Krentz's novel The Waiting Game was adapted for the Harlequin Romance Series teleplay in 2001.

Her books have won many awards. Krentz has been nominated 22 times for Romantic Times Reviewers' Choice Awards, winning in 1995 for Trust Me and in 2004 for Falling Awake. She has also received a Romantic Times Career Achievement Award.

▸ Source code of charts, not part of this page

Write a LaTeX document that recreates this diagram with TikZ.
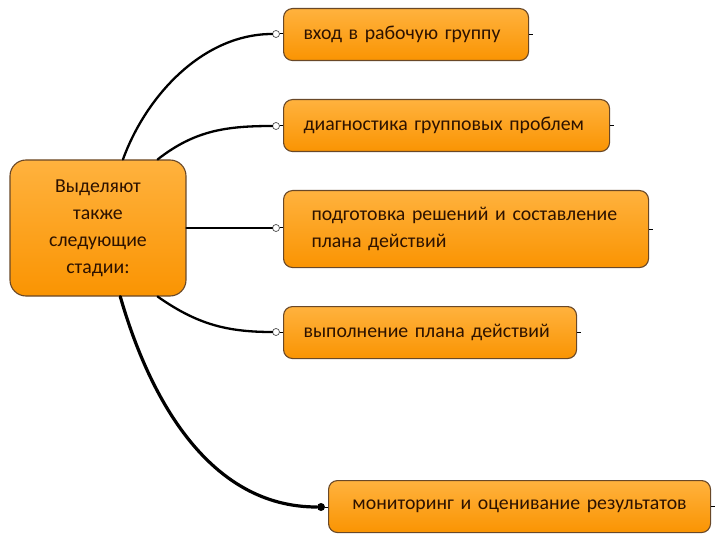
\documentclass[tikz,border=0pt]{standalone}
\usepackage{fontspec}
\setmainfont{Carlito}
\usetikzlibrary{positioning}
\definecolor{boxtop}{RGB}{255,178,62}
\definecolor{boxbot}{RGB}{250,148,2}
\definecolor{boxline}{RGB}{105,72,40}
\definecolor{boxtext}{RGB}{45,18,0}
\tikzset{
	stagebox/.style={
		rectangle, rounded corners=9pt, draw=boxline, line width=1.1pt,
		top color=boxtop, bottom color=boxbot, text=boxtext,
		font=\fontsize{19.8}{27}\selectfont, inner xsep=20pt, inner ysep=0pt,
		anchor=north west, align=left
	},
	link/.style={line width=2.3pt, line cap=round},
	stub/.style={line width=1pt},
	opendot/.style={circle, draw=black!70, fill=white, line width=0.7pt, inner sep=0pt, minimum size=7pt},
	fulldot/.style={circle, fill=black, inner sep=0pt, minimum size=8pt}
}
\begin{document}
\begin{tikzpicture}[x=1pt, y=-1pt]
\useasboundingbox (0,0) rectangle (720,540);

\node[stagebox, rounded corners=16pt, anchor=center, align=center, text width=150pt,
	minimum width=176pt, minimum height=136pt, inner xsep=13pt] (stages) at (98,228)
	{Выделяют\\также\\следующие\\стадии:};

\node[stagebox, text width=205pt, minimum height=52pt] (entry) at (283,8) {вход в рабочую группу};
\node[stagebox, text width=286pt, minimum height=52pt] (diagnosis) at (283,99) {диагностика групповых проблем};
\node[stagebox, text width=309pt, minimum height=77pt, inner xsep=28pt] (planning) at (283,190)
	{подготовка решений и составление\\плана действий};
\node[stagebox, text width=253pt, minimum height=52pt] (action) at (283,306) {выполнение плана действий};
\node[stagebox, text width=342pt, minimum height=52pt, align=center] (monitoring) at (328,480)
	{мониторинг и оценивание результатов};

% end points of the branches
\node[opendot] (d1) at (276,34) {};
\node[opendot] (d2) at (276,126) {};
\node[opendot] (d3) at (276,228) {};
\node[opendot] (d4) at (276,332) {};
\node[fulldot] (d5) at (321,507) {};

\draw[link] (stages.70) to[out=70, in=180, looseness=0.9] (d1);
\draw[link] (stages.49) to[out=38, in=180] (d2);
\draw[link] (stages.east |- d3) -- (d3);
\draw[link] (stages.-49) to[out=-35, in=180] (d4);
\draw[link, line width=3.2pt] (stages.-72) to[out=-74, in=180, looseness=0.95] (d5);

\draw[stub] (d1) -- (entry.west |- d1);
\draw[stub] (d2) -- (diagnosis.west |- d2);
\draw[stub] (d3) -- (planning.west |- d3);
\draw[stub] (d4) -- (action.west |- d4);
\draw[stub] (d5) -- (monitoring.west |- d5);

\foreach \b in {entry, diagnosis, planning, action, monitoring}
	\draw[stub] (\b.east) -- ++(4,0);
\end{tikzpicture}
\end{document}
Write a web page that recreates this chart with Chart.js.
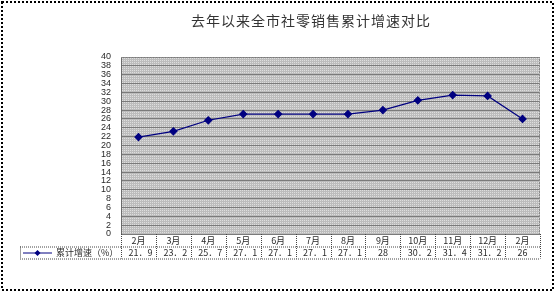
<!DOCTYPE html>
<html>
<head>
<meta charset="utf-8">
<script src="https://cdn.jsdelivr.net/npm/chart.js@4/dist/chart.umd.min.js"></script>
<style>
  html, body { margin: 0; padding: 0; background: #fff; }
  #wrap { width: 555px; height: 294px; position: relative; }
</style>
</head>
<body>
<div id="wrap"><canvas id="c" width="555" height="294"></canvas></div>
<script>
// chart data
const title      = "去年以来全市社零销售累计增速对比";
const months     = ["2月", "3月", "4月", "5月", "6月", "7月", "8月", "9月", "10月", "11月", "12月", "2月"];
const seriesName = "累计增速（%）";
const growth     = [21.9, 23.2, 25.7, 27.1, 27.1, 27.1, 27.1, 28, 30.2, 31.4, 31.2, 26];

const NAVY  = "#000080";
const TEXT  = "#2a2a2a";
const CJK   = "'Noto Sans CJK SC', 'Liberation Sans', sans-serif";

// Excel-ish dotted gray fill for the plot area
function makePattern(ctx) {
  const p = document.createElement("canvas");
  p.width = 2; p.height = 2;
  const g = p.getContext("2d");
  g.fillStyle = "#bcbcbc"; g.fillRect(0, 0, 2, 2);
  g.fillStyle = "#dedede"; g.fillRect(0, 0, 1, 1);
  return ctx.createPattern(p, "repeat");
}

const plotBg = {
  id: "plotBg",
  beforeDraw(chart) {
    const { ctx, chartArea: a } = chart;
    ctx.save();
    ctx.fillStyle = makePattern(ctx);
    ctx.fillRect(a.left, a.top, a.right - a.left, a.bottom - a.top);
    ctx.restore();
  },
};

// title, data table and outer frame
const extras = {
  id: "extras",
  afterDraw(chart) {
    const { ctx, chartArea: a } = chart;
    const x = chart.scales.x;
    const row1 = a.bottom + 12.5;
    const row2 = row1 + 12;
    const step = (a.right - a.left) / months.length;

    ctx.save();

    // title
    ctx.fillStyle = "#333";
    ctx.font = "14px " + CJK;
    ctx.letterSpacing = "1px";
    ctx.textAlign = "center";
    ctx.textBaseline = "middle";
    ctx.fillText(title, 311, 21);
    ctx.letterSpacing = "0px";

    // plot border (top / right dotted)
    ctx.strokeStyle = "#8a8a8a";
    ctx.lineWidth = 1;
    ctx.setLineDash([2, 1]);
    ctx.beginPath();
    ctx.moveTo(a.left, a.top + 0.5);
    ctx.lineTo(a.right - 0.5, a.top + 0.5);
    ctx.lineTo(a.right - 0.5, a.bottom);
    ctx.stroke();

    // table grid
    ctx.strokeStyle = "#444";
    ctx.setLineDash([1, 1]);
    ctx.beginPath();
    for (let i = 0; i <= months.length; i++) {
      const px = Math.round(a.left + i * step) + 0.5;
      ctx.moveTo(px, a.bottom);
      ctx.lineTo(px, row2);
    }
    ctx.moveTo(a.left, row1 + 0.5);
    ctx.lineTo(a.right, row1 + 0.5);
    ctx.moveTo(20, row2 + 0.5);
    ctx.lineTo(a.right, row2 + 0.5);
    // legend cell
    ctx.moveTo(20.5, row1);
    ctx.lineTo(20.5, row2);
    ctx.moveTo(20, row1 + 0.5);
    ctx.lineTo(a.left, row1 + 0.5);
    ctx.stroke();
    ctx.setLineDash([]);

    // legend key
    const ly = row1 + 6.5;
    ctx.strokeStyle = NAVY;
    ctx.lineWidth = 1;
    ctx.beginPath();
    ctx.moveTo(23, ly);
    ctx.lineTo(52, ly);
    ctx.stroke();
    ctx.fillStyle = NAVY;
    ctx.beginPath();
    ctx.moveTo(37.5, ly - 3); ctx.lineTo(40.5, ly); ctx.lineTo(37.5, ly + 3); ctx.lineTo(34.5, ly);
    ctx.closePath();
    ctx.fill();

    ctx.fillStyle = TEXT;
    ctx.font = "9px " + CJK;
    ctx.textAlign = "left";
    ctx.textBaseline = "middle";
    ctx.fillText(seriesName, 56, ly);

    // values row
    ctx.textAlign = "center";
    growth.forEach((v, i) => {
      const txt = String(v).replace(".", "．");
      ctx.fillText(txt, x.getPixelForValue(i) + (txt.includes("．") ? 2 : 0), ly);
    });

    // outer frame
    ctx.strokeStyle = "#000";
    ctx.lineWidth = 2;
    ctx.setLineDash([2, 2]);
    ctx.strokeRect(2, 2, 551, 288);
    ctx.restore();
  },
};

new Chart(document.getElementById("c"), {
  type: "line",
  data: {
    labels: months,
    datasets: [{
      label: seriesName,
      data: growth,
      borderColor: NAVY,
      backgroundColor: NAVY,
      borderWidth: 1.2,
      pointStyle: "rectRot",
      pointRadius: 3.5,
      pointHoverRadius: 3.5,
      tension: 0,
    }],
  },
  options: {
    responsive: false,
    animation: false,
    events: [],
    layout: { padding: { top: 57, right: 15, left: 0, bottom: 0 } },
    plugins: {
      legend: { display: false },
      title:  { display: false },
      tooltip: { enabled: false },
    },
    scales: {
      x: {
        offset: true,
        grid: { display: false, drawTicks: false },
        border: { display: false },
        ticks: {
          color: TEXT,
          font: { size: 9, family: CJK },
          padding: 1,
          maxRotation: 0,
          autoSkip: false,
        },
        afterFit(s) { s.height = 60; },
      },
      y: {
        min: 0,
        max: 40,
        grid: { color: "#7a7a7a", lineWidth: 1, drawTicks: false },
        border: { display: true, color: "#6a6a6a", width: 1 },
        ticks: {
          stepSize: 2,
          autoSkip: false,
          color: TEXT,
          font: { size: 9, family: "'Liberation Sans', sans-serif" },
          padding: 10,
        },
        afterFit(s) { s.width = 121; },
      },
    },
  },
  plugins: [plotBg, extras],
});
</script>
</body>
</html>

An outspoken advocate of the merits of romantic fiction, Krentz maintains that "[p]opular fiction encapsulates and reinforces many of our most fundamental cultural values. Romance is among the most enduring because it addresses the values of family and human emotional bonds." To help educate the public about the genre she became the editor of and a contributor to Dangerous Men and Adventurous Women: Romance Writers on the Appeal of the Romance, a non-fiction essay collection that won the prestigious Susan Koppelman Award for Feminist Studies. Krentz was the inspiration for, and first recipient of, the Romantic Times Jane Austen Award, created to "honor those in the romance community who have significantly impacted our genre".